A recent unpublished Appellate Division decision, National Loan Acquisitions v. Bridgeton Municipal Port Authority, has important consequences for the credit of New Jersey's municipalities and should therefore, we think, be approved for publication. In it, the court instructs the Local Finance Board that it may not simply throw up its hands when an independent municipal authority fails, but must provide for payment of its debts, possibly imposing them on the taxpayers of the municipality.

National Loan Acquisitions arose from an abandoned development project. To insulate itself from the risks, the city of Bridgeton formed an independent municipal port authority. The authority borrowed $800,000, bought property, and defaulted when the project was abandoned. The mortgage lender foreclosed, but the Appellate Division held that a statute barred foreclosure against municipal property. The judgment was bought at a deep discount by a speculative investor, who sought a mandamus compelling the authority to pay and obtained a consent judgment for a lesser amount plus interest. However, the authority had no assets other than the property, and an attempted sale fell through. The trial court refused to order the property conveyed to the creditor. Thereafter, the creditor applied for relief to the Local Finance Board, which has authority under the Local Fiscal Authorities Control Law to dissolve the authority with provision for payment of its debts. The board ruled that, while dissolution would be in the public interest, it could not figure out a solution and simply encouraged the creditor, the authority, and Bridgeton to work something out. The creditor appealed.

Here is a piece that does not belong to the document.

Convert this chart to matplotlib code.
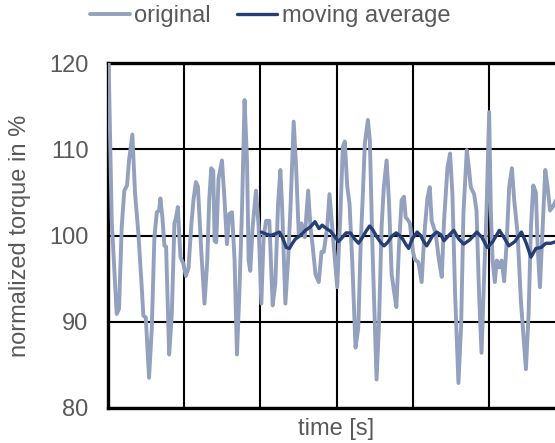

The Appellate Division remanded the case to the Local Finance Board with directions. It held that the board had both the power and the duty to find a plan of liquidation that would provide for paying the authority's debts, and it told the board to consider whether it could compel Bridgeton to assume those debts.

Municipal authorities are a familiar device by which local governments can finance revenue-producing facilities, or at least facilities intended to produce revenue, while insulating local taxpayers from operating deficits and debt service. By requiring the Local Finance Board to consider municipal assumption, the court has now intimated, without deciding, that when an authority fails financially, the parent municipality could be responsible for the debts of its creation. In the context of this case, it may be that the prospect of municipal assumption is just an incentive to sell the mortgaged property or transfer it to the creditor. But in a broader perspective, both municipalities and bond buyers have been told that local taxpayers may find themselves on the hook for a failed authority project. Publishing the decision would make that clear; leaving it unpublished and hence nonprecedential creates uncertainty for borrowers and lenders that should be resolved.

Editorial Board member Virginia Long recused from this editorial.